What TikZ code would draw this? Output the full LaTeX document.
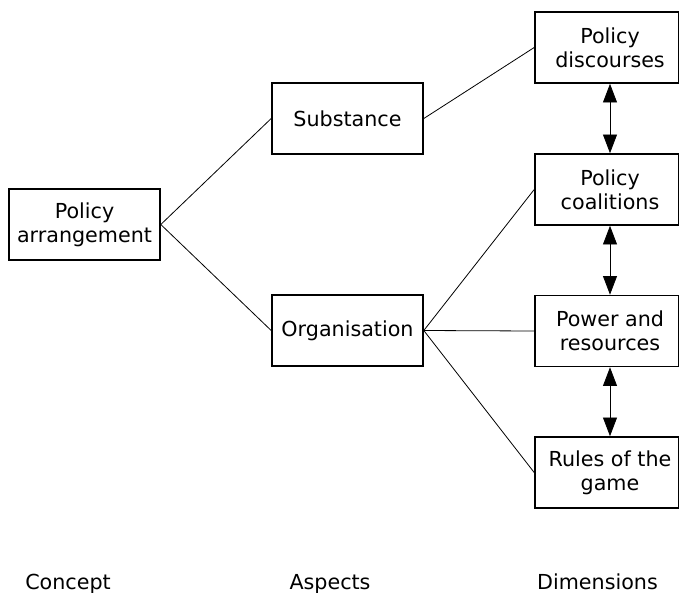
\documentclass[tikz,border=0pt]{standalone}
\usepackage{fontspec}
\setmainfont{DejaVu Sans}
\usetikzlibrary{arrows.meta}

\tikzset{
  box/.style={draw, line width=1.2pt, rectangle, minimum width=151*0.75pt,
    minimum height=71*0.75pt, inner sep=0pt, align=center},
  dimbox/.style={draw, line width=1.2pt, rectangle, minimum width=143.5*0.75pt,
    minimum height=71*0.75pt, inner sep=0pt},
  boxtext/.style={inner sep=0pt, align=center},
  link/.style={line width=0.6pt},
  twoway/.style={line width=0.6pt, {Triangle[length=14pt, width=10.5pt]}-{Triangle[length=14pt, width=10.5pt]}},
  caption/.style={inner sep=0pt, anchor=base}
}

\begin{document}
\begin{tikzpicture}[x=0.75pt, y=-0.75pt, font=\fontsize{15.5}{17.9}\selectfont]
\useasboundingbox (0,0) rectangle (679,593);

% concept and aspects
\node[box] (arr) at (84.5,224.5) {Policy\\arrangement};
\node[box] (sub) at (347.5,118.5) {Substance};
\node[box] (org) at (347.5,330.5) {Organisation};

% dimensions (frames and their labels)
\node[dimbox] (disc) at (606.75,47.5) {};
\node[boxtext] (disct) at (610,47.5) {Policy\\discourses};
\node[dimbox] (coal) at (606.75,189.5) {};
\node[boxtext] (coalt) at (610,189.5) {Policy\\coalitions};
\node[dimbox] (pow) at (606.75,331) {};
\node[boxtext] (powt) at (610,331) {Power and\\resources};
\node[dimbox] (rul) at (606.75,472.5) {};
\node[boxtext] (rult) at (610,472.5) {Rules of the\\game};

% tree connectors
\draw[link] (arr.east) -- (sub.west);
\draw[link] (arr.east) -- (org.west);
\draw[link] (sub.east) -- (disc.west);
\draw[link] (org.east) -- (coal.west);
\draw[link] (org.east) -- (pow.west);
\draw[link] (org.east) -- (rul.west);

% mutual links between dimensions
\draw[twoway] (disct |- disc.south) -- (coalt |- coal.north);
\draw[twoway] (coalt |- coal.south) -- (powt |- pow.north);
\draw[twoway] (powt |- pow.south) -- (rult |- rul.north);

% column captions
\node[caption] (c1) at (68,589.5) {Concept};
\node[caption] (c2) at (330,589.5) {Aspects};
\node[caption] (c3) at (597.5,589.5) {Dimensions};
\end{tikzpicture}
\end{document}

---

Stated goal
Return the listing above unchanged, apart from dropping its pictures.

Result of this exercise
What TikZ code would draw this? Output the full LaTeX document.
\documentclass[tikz,border=0pt]{standalone}
\usepackage{fontspec}
\setmainfont{DejaVu Sans}
\usetikzlibrary{arrows.meta}

\tikzset{
  box/.style={draw, line width=1.2pt, rectangle, minimum width=151*0.75pt,
    minimum height=71*0.75pt, inner sep=0pt, align=center},
  dimbox/.style={draw, line width=1.2pt, rectangle, minimum width=143.5*0.75pt,
    minimum height=71*0.75pt, inner sep=0pt},
  boxtext/.style={inner sep=0pt, align=center},
  link/.style={line width=0.6pt},
  twoway/.style={line width=0.6pt, {Triangle[length=14pt, width=10.5pt]}-{Triangle[length=14pt, width=10.5pt]}},
  caption/.style={inner sep=0pt, anchor=base}
}

\begin{document}
\begin{tikzpicture}[x=0.75pt, y=-0.75pt, font=\fontsize{15.5}{17.9}\selectfont]
\useasboundingbox (0,0) rectangle (679,593);

% concept and aspects
\node[box] (arr) at (84.5,224.5) {Policy\\arrangement};
\node[box] (sub) at (347.5,118.5) {Substance};
\node[box] (org) at (347.5,330.5) {Organisation};

% dimensions (frames and their labels)
\node[dimbox] (disc) at (606.75,47.5) {};
\node[boxtext] (disct) at (610,47.5) {Policy\\discourses};
\node[dimbox] (coal) at (606.75,189.5) {};
\node[boxtext] (coalt) at (610,189.5) {Policy\\coalitions};
\node[dimbox] (pow) at (606.75,331) {};
\node[boxtext] (powt) at (610,331) {Power and\\resources};
\node[dimbox] (rul) at (606.75,472.5) {};
\node[boxtext] (rult) at (610,472.5) {Rules of the\\game};

% tree connectors
\draw[link] (arr.east) -- (sub.west);
\draw[link] (arr.east) -- (org.west);
\draw[link] (sub.east) -- (disc.west);
\draw[link] (org.east) -- (coal.west);
\draw[link] (org.east) -- (pow.west);
\draw[link] (org.east) -- (rul.west);

% mutual links between dimensions
\draw[twoway] (disct |- disc.south) -- (coalt |- coal.north);
\draw[twoway] (coalt |- coal.south) -- (powt |- pow.north);
\draw[twoway] (powt |- pow.south) -- (rult |- rul.north);

% column captions
\node[caption] (c1) at (68,589.5) {Concept};
\node[caption] (c2) at (330,589.5) {Aspects};
\node[caption] (c3) at (597.5,589.5) {Dimensions};
\end{tikzpicture}
\end{document}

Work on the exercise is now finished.